Lisa Sharp is a Malaysian-born Australian artist, writer, curator and co-gallery manager. Currently based in Sydney, her painting practice sets out to explore ‘painting’ as action, object and historical discourse, all at once. Following an earlier career as a lawyer, she holds a Bachelor of Fine Arts with Honours in Painting from the National Art School, as well as Bachelors of Arts (English) and Laws from the University of Sydney and a Masters in Laws from the University of Technology, Sydney. Lisa likes to write and muse about art, art making and artists. Her blog is http://www.lisa-sharp.tumblr.com/

Selected exhibitions
2017
49 Sighs (solo) Factory 49
The Paddock III: Posted to New York, Aloft Harlem, New York
Annual Group Exhibition, Factory 49
RNPG at The Kiosk, The Kiosk, Katoomba
Ce qui aurait pu ne pas être, Galerie Abstract Project, Paris
Factory 49 at Supermarket Art Fair, Stockholm, Sweden
Support / Surface Movement, Factory 49 Outside Wall Painting
2016
Hype, Creative Space 220
Painting Remnants (solo) Factory 49
Abbotsleigh Alumni Exhibition, Grace Cossington Smith Gallery
Annual Group Exhibition, Factory 49
The Paddock II: virtual fields, Factory 49
Unmake/make / dénouer/nouer (joint) Factory 49 Paris Pop Up
2015
Directors’ Show, Factory 49
Breaking Space, Imperial Hotel Paddington
National Art School Postgraduate Exhibition, National Art School
Honours 2015, Library Stairwell Gallery
Another Day in Paradise, National Art School
The Paddock: Looking back at The Field, Library Stairwell Gallery
To Be Continued (2), Factory 49
Feral, Articulate Project Space (as arts writer)
2014
Stilled Life, Sede Annandale
National Art School Graduate Exhibition, National Art School
Artist Statement
My practice explores the ways in which the form of painting, treated reductively, can conflate the material language, concrete processes and art history of painting. ‘Painting’ is action, object and ongoing historical discourse, all at once. A ‘painting’ can mean many things – it’s a verb, a noun, and also a narrative, and this dialogue underpins my approach. In my studio, ‘painting’ constantly slips between action, thing and conversation. In my mind’s eye, and then with my hands, I aim to make work that captures those slippages around the meaning of painting.
I work with the materiality of painting. The trio of support, surface and paint tend always to be addressed in my works, but to varying degrees and with an ongoing interrogation of the role each element plays. The absence, or surrogacy, of any of these elements can be telling. I am fascinated with the qualities of different materials, whether the absorbency of a surface or the origin of a pigment, and exposing the ways in which they function within a painting is quite often the basis for engaging with a work. Prioritising the role of the materials that underlie painting also shifts the emphasis from the pictorial to the structural and from composition to chance.

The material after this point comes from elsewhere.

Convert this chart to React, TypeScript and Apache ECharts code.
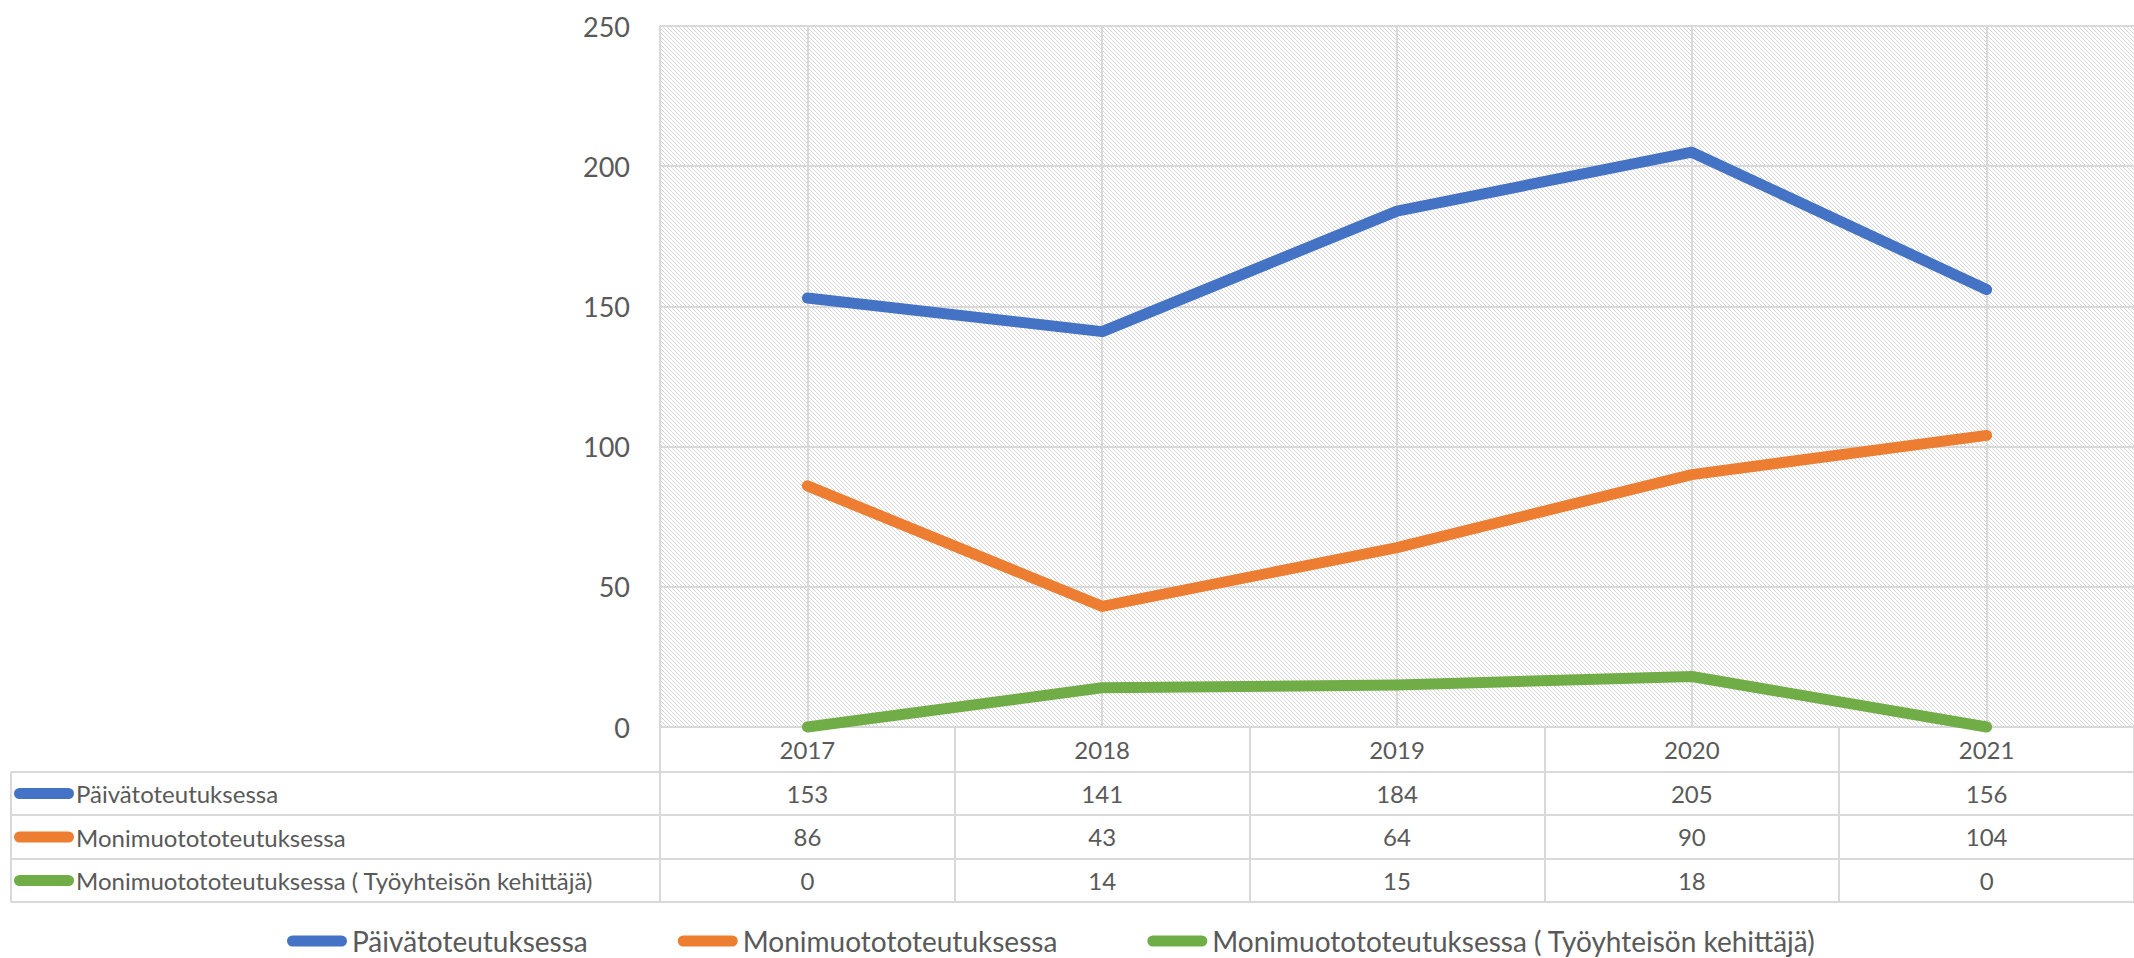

The use of fairly traditional painting materials and practices alongside unconventional ones enables a playful, process-driven examination of painting while situating it within the contemporary visual arts.

In some works, there is an emphasis on surface, whether through the result of repetitive actions of layering successively lean paint strata, in horizontal then vertical bands, as if weaving, or through actually weaving the canvas from string and torn strips.
My most recent series, the ‘paintless paintings’ uses the absence of paint to point to traditional materials, nomenclature, even expectations about painting as potentially expressive sources of meaning. In the absence of paint, the support and surface of the works become magnified, leading to an interest in the textile minutiae constituting a canvas surface, and the significance particularly of used textiles. I have been experimenting with domestically sourced textiles as surrogates for canvas.
One series is based on used muslin teabags and uses an embroidery hoop in place of a stretcher. I found that the absence of paint only stressed the mundane, body-like qualities of the canvasses. The titling ironically references the death of painting as well as bodily ecstasy. The scale, and indeed the surrogate materials are domestic and feminized, offering alternative interpretations and readings of the paintings.

A recent exhibition, 49 Sighs was an installation of 49 paintless paintings. Once more, building upon the material language and rhythms of a painter preparing for painting, these stiffened forms, molds of trapped air (my breath, a sigh) illustrate the unusual qualities of gesso, a traditional primer used to prepare a surface for painting. These interactions and metaphors were made possible between a collision of materials, form, process and body. I was playing with the idea that a painting could be absent of paint yet still be about painting.

What constitutes painting? is a question which continues to feed and direct my practice. What are the material (and socio-political) conditions of its creation, and how do they affect its impact and meaning? Taking the most basic material structure of painting – paint on stretched canvas – as a fixed position from which to invert, interrogate and experiment, I continue to paint, and make paintings that speak to the history of painting.